▶ **DATA IN THIS EXERCISE**
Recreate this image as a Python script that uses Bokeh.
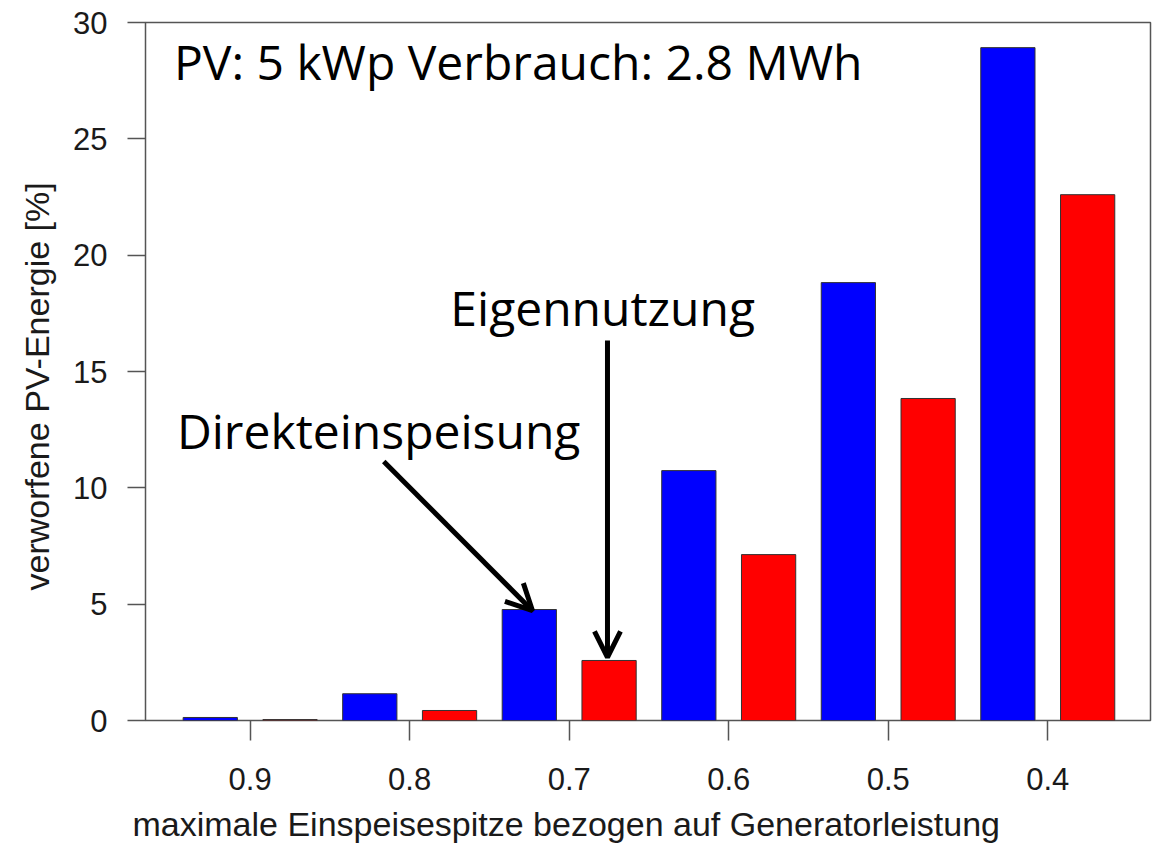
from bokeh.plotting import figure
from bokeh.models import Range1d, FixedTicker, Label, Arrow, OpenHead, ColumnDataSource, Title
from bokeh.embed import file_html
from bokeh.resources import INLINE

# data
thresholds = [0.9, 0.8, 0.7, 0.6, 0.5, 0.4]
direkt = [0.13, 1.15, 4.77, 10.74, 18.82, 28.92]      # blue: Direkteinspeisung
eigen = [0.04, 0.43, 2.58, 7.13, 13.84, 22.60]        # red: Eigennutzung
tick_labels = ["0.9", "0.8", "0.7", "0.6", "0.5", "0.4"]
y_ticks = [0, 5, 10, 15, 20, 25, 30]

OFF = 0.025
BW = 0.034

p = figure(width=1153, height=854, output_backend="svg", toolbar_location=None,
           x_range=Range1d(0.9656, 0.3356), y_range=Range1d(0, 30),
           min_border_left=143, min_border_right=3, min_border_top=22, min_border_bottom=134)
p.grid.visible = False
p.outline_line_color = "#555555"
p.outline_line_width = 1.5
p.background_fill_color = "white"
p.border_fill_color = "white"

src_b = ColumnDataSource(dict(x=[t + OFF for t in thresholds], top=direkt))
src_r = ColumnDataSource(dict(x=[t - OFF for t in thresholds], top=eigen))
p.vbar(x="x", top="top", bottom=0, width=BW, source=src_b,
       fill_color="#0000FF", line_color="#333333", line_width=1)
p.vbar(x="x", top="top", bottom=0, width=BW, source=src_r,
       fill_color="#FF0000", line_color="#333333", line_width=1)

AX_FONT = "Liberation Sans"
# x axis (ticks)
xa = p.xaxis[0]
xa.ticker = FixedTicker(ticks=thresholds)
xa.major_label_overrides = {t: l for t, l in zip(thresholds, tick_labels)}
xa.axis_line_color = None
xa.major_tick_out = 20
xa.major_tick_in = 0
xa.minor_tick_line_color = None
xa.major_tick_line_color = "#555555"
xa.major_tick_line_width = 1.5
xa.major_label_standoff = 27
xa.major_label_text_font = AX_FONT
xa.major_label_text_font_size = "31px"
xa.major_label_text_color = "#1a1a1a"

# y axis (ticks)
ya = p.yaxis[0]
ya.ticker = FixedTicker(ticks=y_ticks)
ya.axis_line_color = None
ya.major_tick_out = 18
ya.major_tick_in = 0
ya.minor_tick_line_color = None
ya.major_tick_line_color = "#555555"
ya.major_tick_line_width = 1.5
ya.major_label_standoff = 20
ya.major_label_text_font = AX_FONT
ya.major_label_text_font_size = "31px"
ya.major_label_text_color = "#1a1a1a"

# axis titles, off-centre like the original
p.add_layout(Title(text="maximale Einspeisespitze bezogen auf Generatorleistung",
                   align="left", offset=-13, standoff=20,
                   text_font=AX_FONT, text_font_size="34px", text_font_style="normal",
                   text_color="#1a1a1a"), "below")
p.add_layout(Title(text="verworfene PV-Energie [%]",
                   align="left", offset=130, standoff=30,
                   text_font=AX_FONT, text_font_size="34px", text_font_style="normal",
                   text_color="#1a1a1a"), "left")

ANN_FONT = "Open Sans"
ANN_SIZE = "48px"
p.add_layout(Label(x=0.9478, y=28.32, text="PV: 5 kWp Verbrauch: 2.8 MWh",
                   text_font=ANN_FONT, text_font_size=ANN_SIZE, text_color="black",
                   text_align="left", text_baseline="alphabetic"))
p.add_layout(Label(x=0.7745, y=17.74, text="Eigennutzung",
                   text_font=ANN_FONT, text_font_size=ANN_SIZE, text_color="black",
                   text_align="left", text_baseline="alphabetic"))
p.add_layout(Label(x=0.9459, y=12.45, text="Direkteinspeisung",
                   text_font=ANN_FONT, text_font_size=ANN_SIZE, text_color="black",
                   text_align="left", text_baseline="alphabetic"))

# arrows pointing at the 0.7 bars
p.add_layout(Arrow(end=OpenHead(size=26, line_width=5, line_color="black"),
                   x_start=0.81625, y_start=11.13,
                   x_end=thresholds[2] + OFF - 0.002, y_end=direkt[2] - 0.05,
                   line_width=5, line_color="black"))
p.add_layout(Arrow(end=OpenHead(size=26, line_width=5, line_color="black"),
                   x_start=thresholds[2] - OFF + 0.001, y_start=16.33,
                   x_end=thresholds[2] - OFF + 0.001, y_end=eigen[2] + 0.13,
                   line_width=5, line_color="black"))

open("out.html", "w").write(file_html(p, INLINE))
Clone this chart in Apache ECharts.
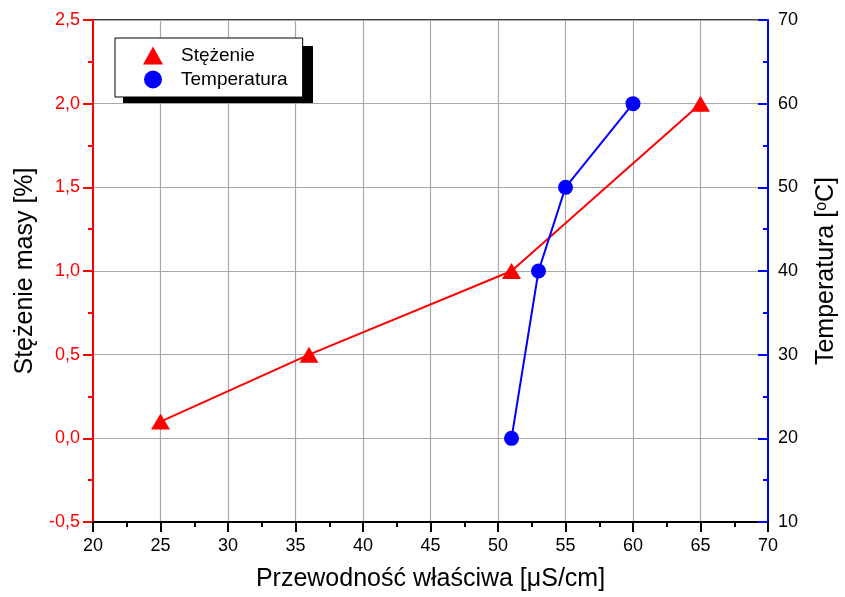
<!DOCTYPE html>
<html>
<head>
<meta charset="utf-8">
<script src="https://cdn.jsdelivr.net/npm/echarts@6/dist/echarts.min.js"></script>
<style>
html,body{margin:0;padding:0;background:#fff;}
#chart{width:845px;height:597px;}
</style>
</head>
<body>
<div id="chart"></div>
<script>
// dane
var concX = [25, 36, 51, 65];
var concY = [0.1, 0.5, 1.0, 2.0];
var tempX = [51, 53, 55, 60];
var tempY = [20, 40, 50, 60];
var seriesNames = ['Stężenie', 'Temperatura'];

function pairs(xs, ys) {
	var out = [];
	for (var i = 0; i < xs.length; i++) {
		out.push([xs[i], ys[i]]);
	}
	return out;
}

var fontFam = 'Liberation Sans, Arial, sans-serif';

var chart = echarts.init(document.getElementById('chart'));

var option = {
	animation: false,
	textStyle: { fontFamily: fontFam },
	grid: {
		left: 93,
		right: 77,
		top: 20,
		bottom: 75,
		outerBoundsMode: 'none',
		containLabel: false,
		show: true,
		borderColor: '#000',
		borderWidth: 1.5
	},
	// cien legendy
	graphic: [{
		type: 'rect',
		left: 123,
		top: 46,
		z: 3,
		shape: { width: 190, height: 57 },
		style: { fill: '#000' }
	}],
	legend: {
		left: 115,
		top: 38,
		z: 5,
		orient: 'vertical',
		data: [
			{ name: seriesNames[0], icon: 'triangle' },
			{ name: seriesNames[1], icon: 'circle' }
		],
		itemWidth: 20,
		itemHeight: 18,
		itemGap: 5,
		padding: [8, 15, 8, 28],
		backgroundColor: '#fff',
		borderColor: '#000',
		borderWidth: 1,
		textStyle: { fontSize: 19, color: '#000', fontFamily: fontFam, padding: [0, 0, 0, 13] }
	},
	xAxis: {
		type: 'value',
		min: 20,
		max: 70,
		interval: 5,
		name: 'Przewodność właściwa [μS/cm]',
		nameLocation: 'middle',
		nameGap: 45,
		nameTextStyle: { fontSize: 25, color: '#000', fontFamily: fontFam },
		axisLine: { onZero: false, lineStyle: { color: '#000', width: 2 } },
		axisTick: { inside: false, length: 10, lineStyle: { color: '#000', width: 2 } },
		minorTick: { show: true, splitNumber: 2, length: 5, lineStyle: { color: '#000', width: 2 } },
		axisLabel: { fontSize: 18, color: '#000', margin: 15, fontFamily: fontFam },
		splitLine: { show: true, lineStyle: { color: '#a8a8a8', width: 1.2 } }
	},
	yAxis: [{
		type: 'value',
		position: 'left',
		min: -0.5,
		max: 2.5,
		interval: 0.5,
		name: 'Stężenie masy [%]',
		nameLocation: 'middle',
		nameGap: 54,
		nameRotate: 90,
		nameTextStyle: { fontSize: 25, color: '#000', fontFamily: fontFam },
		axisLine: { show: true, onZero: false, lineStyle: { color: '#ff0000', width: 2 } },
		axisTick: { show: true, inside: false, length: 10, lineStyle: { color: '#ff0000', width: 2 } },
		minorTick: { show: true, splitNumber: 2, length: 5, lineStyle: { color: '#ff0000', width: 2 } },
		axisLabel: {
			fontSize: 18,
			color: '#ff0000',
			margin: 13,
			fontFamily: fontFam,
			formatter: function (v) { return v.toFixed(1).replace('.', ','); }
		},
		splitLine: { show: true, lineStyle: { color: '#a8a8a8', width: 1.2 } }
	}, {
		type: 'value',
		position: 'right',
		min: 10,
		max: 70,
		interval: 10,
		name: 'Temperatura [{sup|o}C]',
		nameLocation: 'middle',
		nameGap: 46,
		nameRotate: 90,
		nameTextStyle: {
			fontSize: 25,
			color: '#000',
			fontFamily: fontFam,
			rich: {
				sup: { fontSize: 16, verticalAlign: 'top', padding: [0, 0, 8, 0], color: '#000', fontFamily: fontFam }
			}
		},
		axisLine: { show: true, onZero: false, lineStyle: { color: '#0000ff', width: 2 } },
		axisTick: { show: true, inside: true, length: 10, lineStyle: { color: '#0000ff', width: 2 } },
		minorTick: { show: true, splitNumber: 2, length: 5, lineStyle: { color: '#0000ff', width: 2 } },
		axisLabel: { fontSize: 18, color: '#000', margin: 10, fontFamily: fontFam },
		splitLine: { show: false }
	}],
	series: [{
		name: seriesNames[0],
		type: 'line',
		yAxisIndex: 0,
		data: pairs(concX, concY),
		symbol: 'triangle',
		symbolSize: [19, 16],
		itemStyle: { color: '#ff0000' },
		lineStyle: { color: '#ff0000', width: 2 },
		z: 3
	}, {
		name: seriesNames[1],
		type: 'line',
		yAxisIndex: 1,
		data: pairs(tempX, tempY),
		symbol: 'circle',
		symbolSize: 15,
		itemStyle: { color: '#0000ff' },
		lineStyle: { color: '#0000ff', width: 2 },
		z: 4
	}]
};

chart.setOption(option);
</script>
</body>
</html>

▶ **TO BE DONE**
Repeat only the lines from the one holding "Clone this chart in Apache ECharts." to the one holding "var chart = echarts.init(document.getElementById('chart'));", both ends included, and drop the images.

▶ **EXERCISE RESULT**
Clone this chart in Apache ECharts.
<!DOCTYPE html>
<html>
<head>
<meta charset="utf-8">
<script src="https://cdn.jsdelivr.net/npm/echarts@6/dist/echarts.min.js"></script>
<style>
html,body{margin:0;padding:0;background:#fff;}
#chart{width:845px;height:597px;}
</style>
</head>
<body>
<div id="chart"></div>
<script>
// dane
var concX = [25, 36, 51, 65];
var concY = [0.1, 0.5, 1.0, 2.0];
var tempX = [51, 53, 55, 60];
var tempY = [20, 40, 50, 60];
var seriesNames = ['Stężenie', 'Temperatura'];

function pairs(xs, ys) {
	var out = [];
	for (var i = 0; i < xs.length; i++) {
		out.push([xs[i], ys[i]]);
	}
	return out;
}

var fontFam = 'Liberation Sans, Arial, sans-serif';

var chart = echarts.init(document.getElementById('chart'));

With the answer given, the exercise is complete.